Fiddler on fire

Colin Adjun is the “fiddler of the Arctic,” and the pride of Kugluktuk


OTTAWA — Colin Adjun takes up his fiddle and the crowd lights up. The “fiddler of the Arctic,” as he’s known, Adjun is the pride of Kugluktuk and one of the main entertainers at the Inuit Tapiriiksat Kanatami gala in Ottawa this night.

He interprets old favourites and his own compositions with the same seamless skill — and it’s not long before the dance floor fills up.

Adjun, 57, showed promise as a musician at a young age. He says he was born “with music in my head” and first learned to play when he was a young boy living out on the land.

“My two uncles [Charlie Avakana and John Kuneyuk] played the fiddle, and they taught me when we were living in the outpost camp,” Adjun says.

He recalls fondly how the family would gather on Saturday nights around a big, old radio and listen to a country music broadcast from Edmonton.

“That’s how I learned the tunes,” Adjun says. “Once you have the tune in your head, you remember it.”

By the age of 12, he was already playing at square dances. He admits, however, that it took a while for him to feel comfortable performing in front of large groups. “When I started, I was really shaky,” Adjun says.

Since those early days, Adjun has overcome his stage fright, performing with confidence and style. Over the years, he’s played at many community celebrations, special events and music festivals from coast to coast.
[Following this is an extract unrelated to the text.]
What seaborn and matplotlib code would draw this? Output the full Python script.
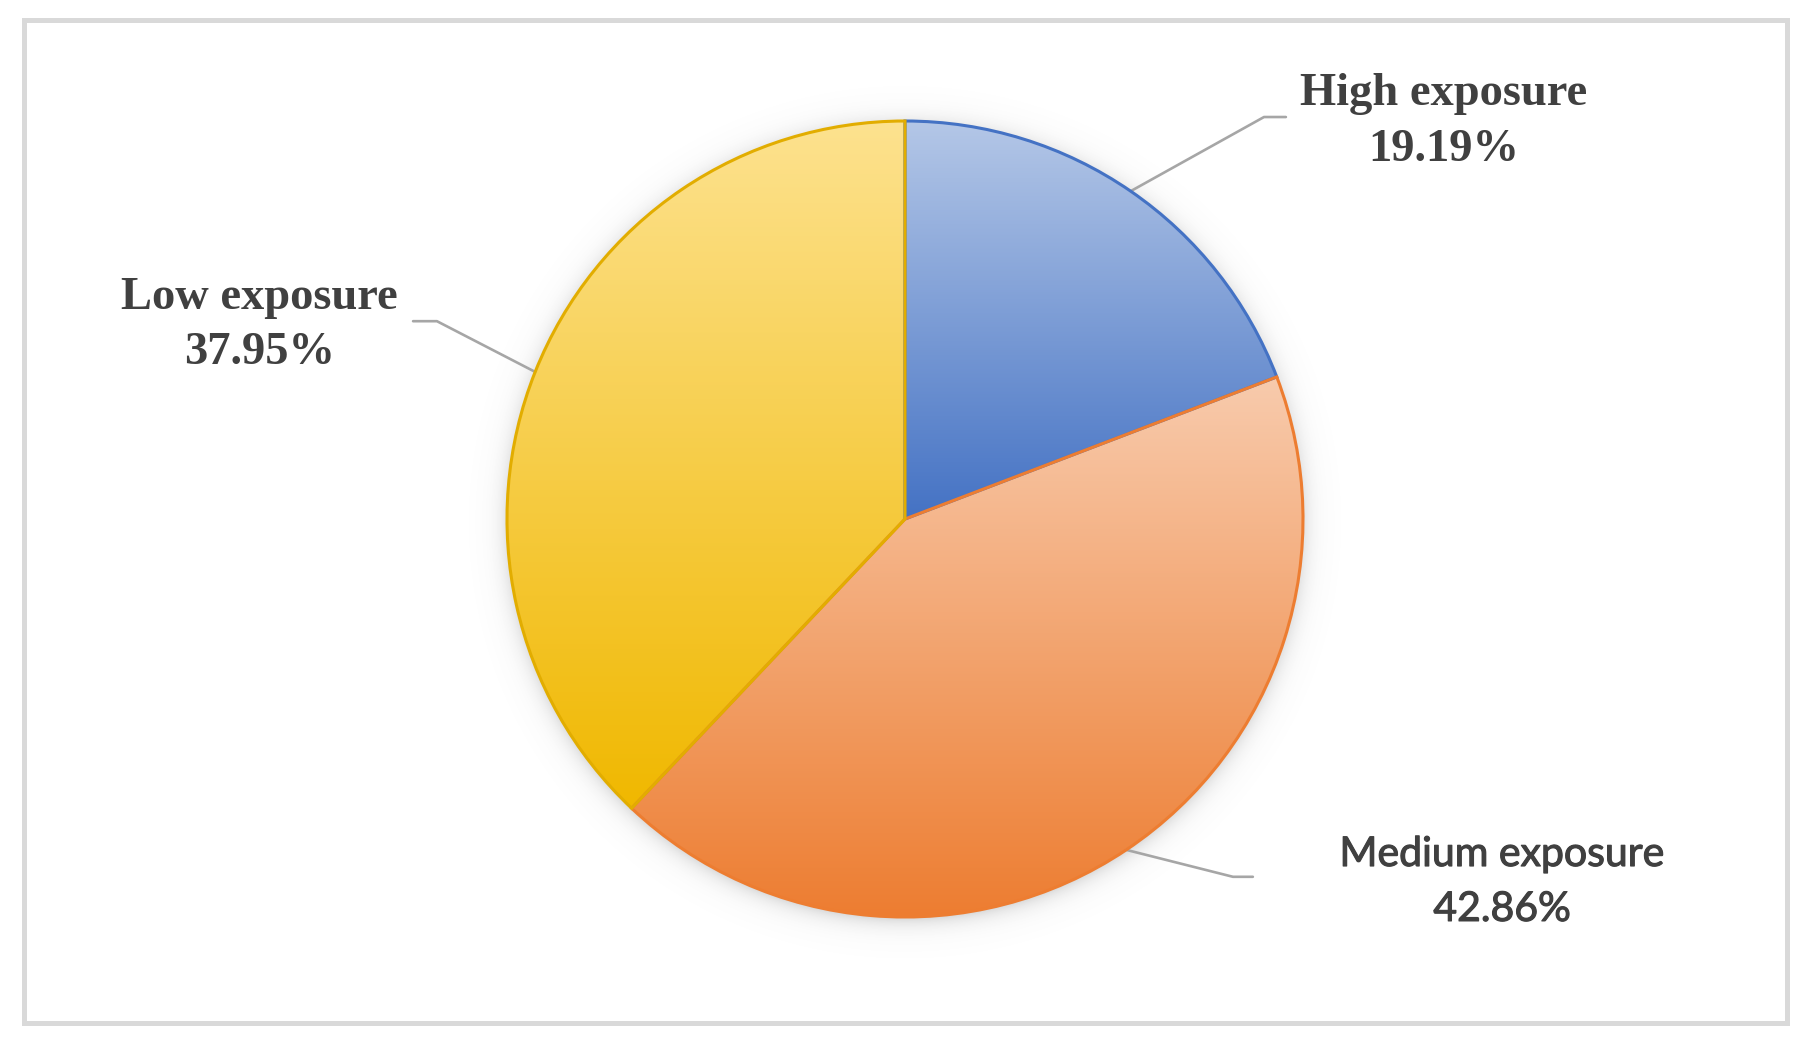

As a fiddler and performer, Adjun is easily on par with the new stars of Canadian fiddle music. But despite the growing fame of fiddlers from Cape Breton, and the increasing popularity of fiddle music in general, Adjun isn’t interested in turning professional.

“I’m not that kind of person. I don’t think I’d want to do it as a living,” said Adjun, who has been a territorial wildlife officer for more than 20 years.

He has, however, made three recordings of his fiddle music, which are widely played on northern radio shows.

Adjun’s latest CD, produced in 1995, featured original compositions including the dreamy “Beluga Waters,” the lively “Gustin’s Reel” for his son and “When you look into my eyes,” which he wrote for his wife, Mavis Elias.

Adjun has also written a tune called the “Politicians’ Jig” which he describes as fast, and, no doubt, playful.

While he doesn’t read music, Adjun says he can learn a new melody merely by listening to it, and he knows hundreds of different ones. Sometimes when he is playing with fellow fiddlers, tunes he thought he’d forgotten come back into his head.

Like the tunes he plays, each of Adjun’s fiddles tells a story. When he and his family went to the DEW-line site at Hall Beach in 1958, Adjun met a man with a fiddle to sell.

“I really wanted that fiddle. He wanted $15 for it, so I sold my sealskin jacket. It was a fancy jacket made by my mother,” Adjun says. “But I badly wanted that fiddle.”

Adjun laughs as he tells the story. He now owns four fiddles.